The appellant stood trial before a Magistrate due to an Information charging that he drove a motor vehicle in a culpably negligent manner causing harm to Shaun Adrian Taylor or two counts of violation of the Criminal Law Consolidation Act of 1935. The first count was for “Causing harm (to Mr Taylor) by use of a vehicle” contrary to s 19A(3) of the Criminal Law Consolidation Act 1935 (the CLC Act) and the second was for “Leaving an accident scene after causing harm by careless use of a vehicle” contrary to s 19AB(2) of the CLC Act. The Magistrate convicted of both offences. The appellant appealed the conviction and sentence by the Magistrate.
Whether or not the evidence establish that the driving was "reckless".
Road Traffic Act 1961 s 43 - provides genuine belief on reasonable grounds that compliance would endanger his safety as a defence to a charge for failure to duty to assist the police where person is killed or injured.

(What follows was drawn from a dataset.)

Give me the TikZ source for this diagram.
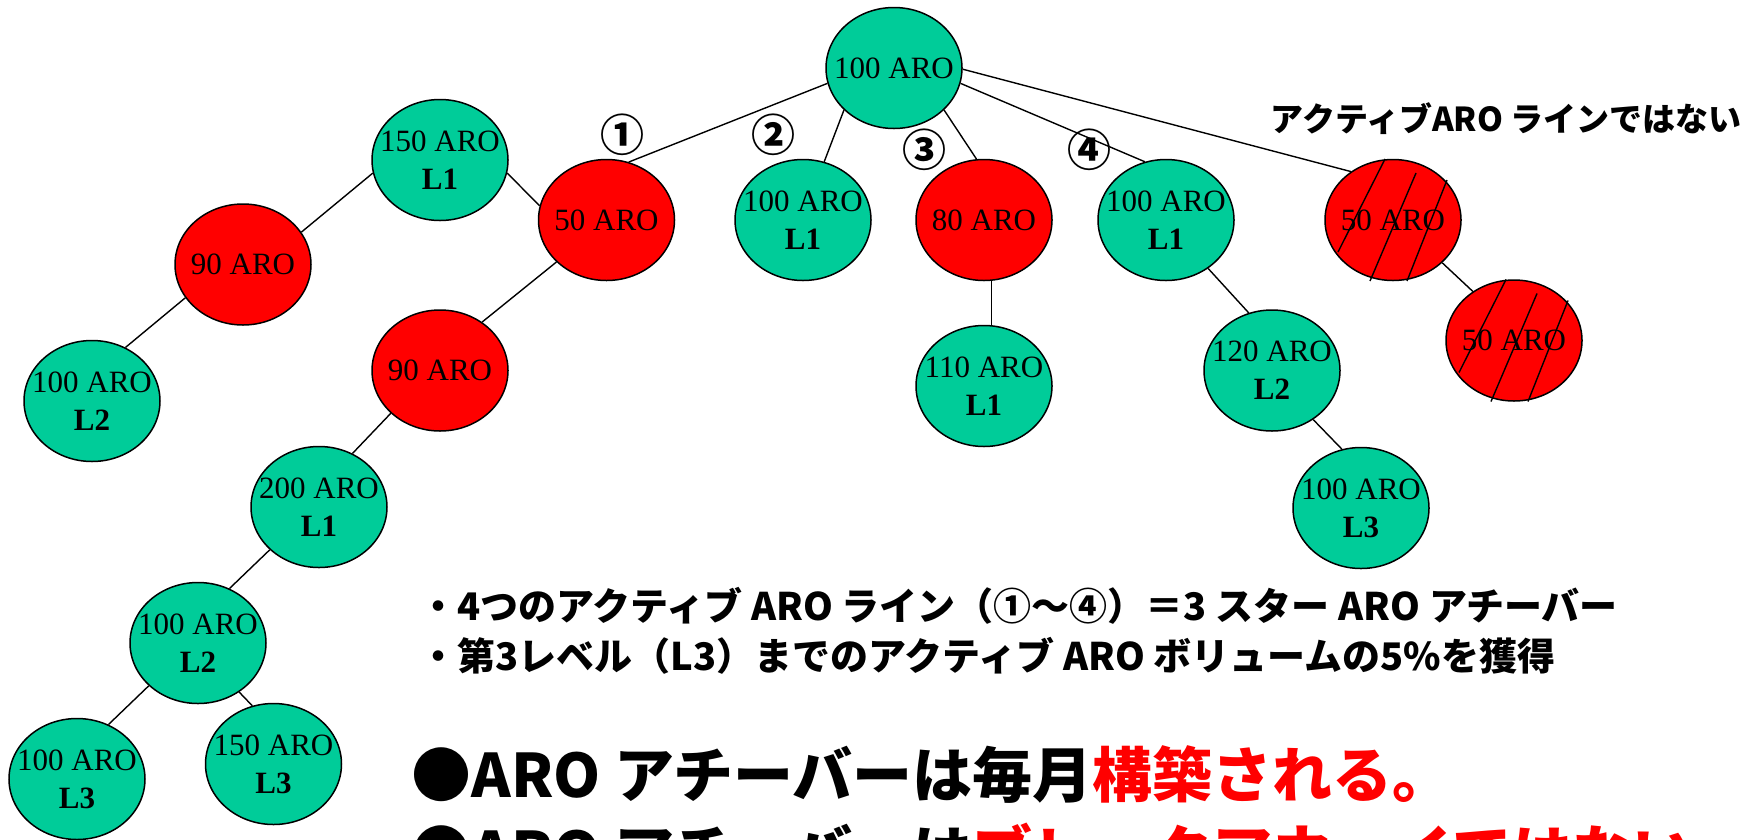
\documentclass[tikz,border=0pt]{standalone}
\usepackage{fontspec}
\usetikzlibrary{shapes.geometric}
\newfontfamily\aroFont{Liberation Serif}
\newfontfamily\jpFont{Noto Sans CJK JP}
\definecolor{aroGreen}{RGB}{0,204,153}
\definecolor{aroRed}{RGB}{255,0,0}
\tikzset{
	aro/.style={ellipse, draw, line width=1.5pt, minimum width=136pt, minimum height=121pt, inner sep=0pt,
		label={[align=center, font=\aroFont\fontsize{31}{38}\selectfont]center:#1}},
	okNode/.style={aro={#1}, fill=aroGreen},
	lowNode/.style={aro={#1}, fill=aroRed},
	jp/.style={inner sep=0pt, font=\jpFont\bfseries\fontsize{#1}{#1}\selectfont},
	num/.style={jp=44}
}
\begin{document}
\begin{tikzpicture}[x=1pt, y=-1pt, line width=1.4pt]
	\useasboundingbox (0,0) rectangle (1755,839);
	% top level
	\node[okNode={100 ARO}] (root) at (894,68) {};
	\node[lowNode={50 ARO}] (a1) at (606.5,220) {};
	\node[okNode={100 ARO\\\textbf{L1}}] (a2) at (803,220) {};
	\node[lowNode={80 ARO}] (a3) at (984,220) {};
	\node[okNode={100 ARO\\\textbf{L1}}] (a4) at (1166,220) {};
	\node[lowNode={50 ARO}] (h1) at (1393,220) {};
	\node[lowNode={50 ARO}] (h2) at (1514,340.5) {};
	% line 1
	\node[okNode={150 ARO\\\textbf{L1}}] (b150) at (440,160) {};
	\node[lowNode={90 ARO}] (r90l) at (243,264.5) {};
	\node[okNode={100 ARO\\\textbf{L2}}] (g100l) at (92,401) {};
	\node[lowNode={90 ARO}] (r90m) at (440,370.5) {};
	\node[okNode={200 ARO\\\textbf{L1}}] (g200) at (319,507) {};
	\node[okNode={100 ARO\\\textbf{L2}}] (g100b) at (198,643) {};
	\node[okNode={100 ARO\\\textbf{L3}}] (g100c) at (77,779) {};
	\node[okNode={150 ARO\\\textbf{L3}}] (g150c) at (273.5,764) {};
	% lines 3 and 4
	\node[okNode={110 ARO\\\textbf{L1}}] (g110) at (984,386) {};
	\node[okNode={120 ARO\\\textbf{L2}}] (g120) at (1272,370.5) {};
	\node[okNode={100 ARO\\\textbf{L3}}] (g100r) at (1361,508) {};
	% not an active line
	\foreach \h in {h1,h2}{
		\draw ([shift={(-55,32)}]\h.center) -- ([shift={(-8,-61)}]\h.center);
		\draw ([shift={(-23,61)}]\h.center) -- ([shift={(23,-47)}]\h.center);
		\draw ([shift={(14,61)}]\h.center) -- ([shift={(54,-40)}]\h.center);
	}
	\draw (root.193) -- (a1.69);
	\draw (root.220) -- (a2.70);
	\draw (root.320) -- (a3.97);
	\draw (root.-13) -- (a4.110);
	\draw (root.-1) -- (h1.131);
	\draw (h1.-41) -- (h2.130);
	\draw (a1.168) -- (b150.-11);
	\draw (b150.191) -- (r90l.29);
	\draw (r90l.210) -- (g100l.58);
	\draw (a1.220) -- (r90m.49);
	\draw (r90m.221) -- (g200.58);
	\draw (g200.221) -- (g100b.60);
	\draw (g100b.221) -- (g100c.60);
	\draw (g100b.-50) -- (g150c.110);
	\draw (a3.-83) -- (g110.83);
	\draw (a4.-49) -- (g120.112);
	\draw (g120.-50) -- (g100r.108);
	% circled numbers
	\node[num] (n1) at (622,135) {①};
	\node[num] (n2) at (773.5,135) {②};
	\node[num] (n3) at (924,150) {③};
	\node[num] (n4) at (1089.5,150) {④};
	\node[jp=33, anchor=west] (note) at (1270,119) {アクティブARO ラインではない};
	% texts
	\node[jp=38, anchor=west] (bul1) at (419,606) {・4つのアクティブ ARO ライン（①～④）＝3 スター ARO アチーバー};
	\node[jp=38, anchor=west] (bul2) at (419,656) {・第3レベル（L3）までのアクティブ ARO ボリュームの5\%を獲得};
	\node[jp=60, anchor=west] (big1) at (411,775) {●ARO アチーバーは毎月\textcolor{aroRed}{構築される。}};
	\node[jp=60, anchor=west] (big2) at (411,852) {●ARO アチーバーは\textcolor{aroRed}{ブレークアウェイではない}};
\end{tikzpicture}
\end{document}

Road Traffic Act 1961 s 45 - provides for Careless Driving as the lesser alternative charge for Reckless Driving.
Kane v. Dureau  Argus LawRp 52;  V.L.R. 293, 33 A.L.T. 15 - provides that recklessness implies that the possible consequences which may ensue from his act are adverted to by the actor, but he is indifferent whether those consequences occur or not.
There has never been any suggestion from the prosecution nor the Magistrate that the subject collision was in any way deliberate; it was an unfortunate accident. As particularised by the prosecution, a person may be said to drive a motor car recklessly if the circumstances are such that substantial harm may happen to another person using the road and that person still is indifferent to the consequence. Negligence on the other hand, is when the driver does not expect the consequences at all or when there is neglect to consider or to estimate the risk of possible consequences.
Count 2, on the other hand, involved an assessment of whether the defence in RTA s 43(3)(b)(i) (the s 43 defence) was proved by the defendant on the balance of probabilities. The cumulative effect of a number of statements by the Magistrate in his reasons is such that his Honour’s finding that the defence was not proven must be set aside. Remittance of Count 2 to a different Magistrate for re-trial would be unduly oppressive on the defendant.
The Court declared that Count 1 was not proven whether analysis of the evidence proceeded by reference to “reckless driving” or by reference to the more usual charge of “driving in a manner dangerous”. The conviction, sentence and the order for disqualification of driver's licence imposed on Count 1 are set aside and a conviction of Careless Driving is substituted. The appellant is to enter into a bond to be of good behaviour for a period of one year, commencing from today’s date, in the amount of $500. In all of the circumstances, it would be unduly oppressive upon the appellant to retry Count 2 and Count 2 is dismissed without re-trial.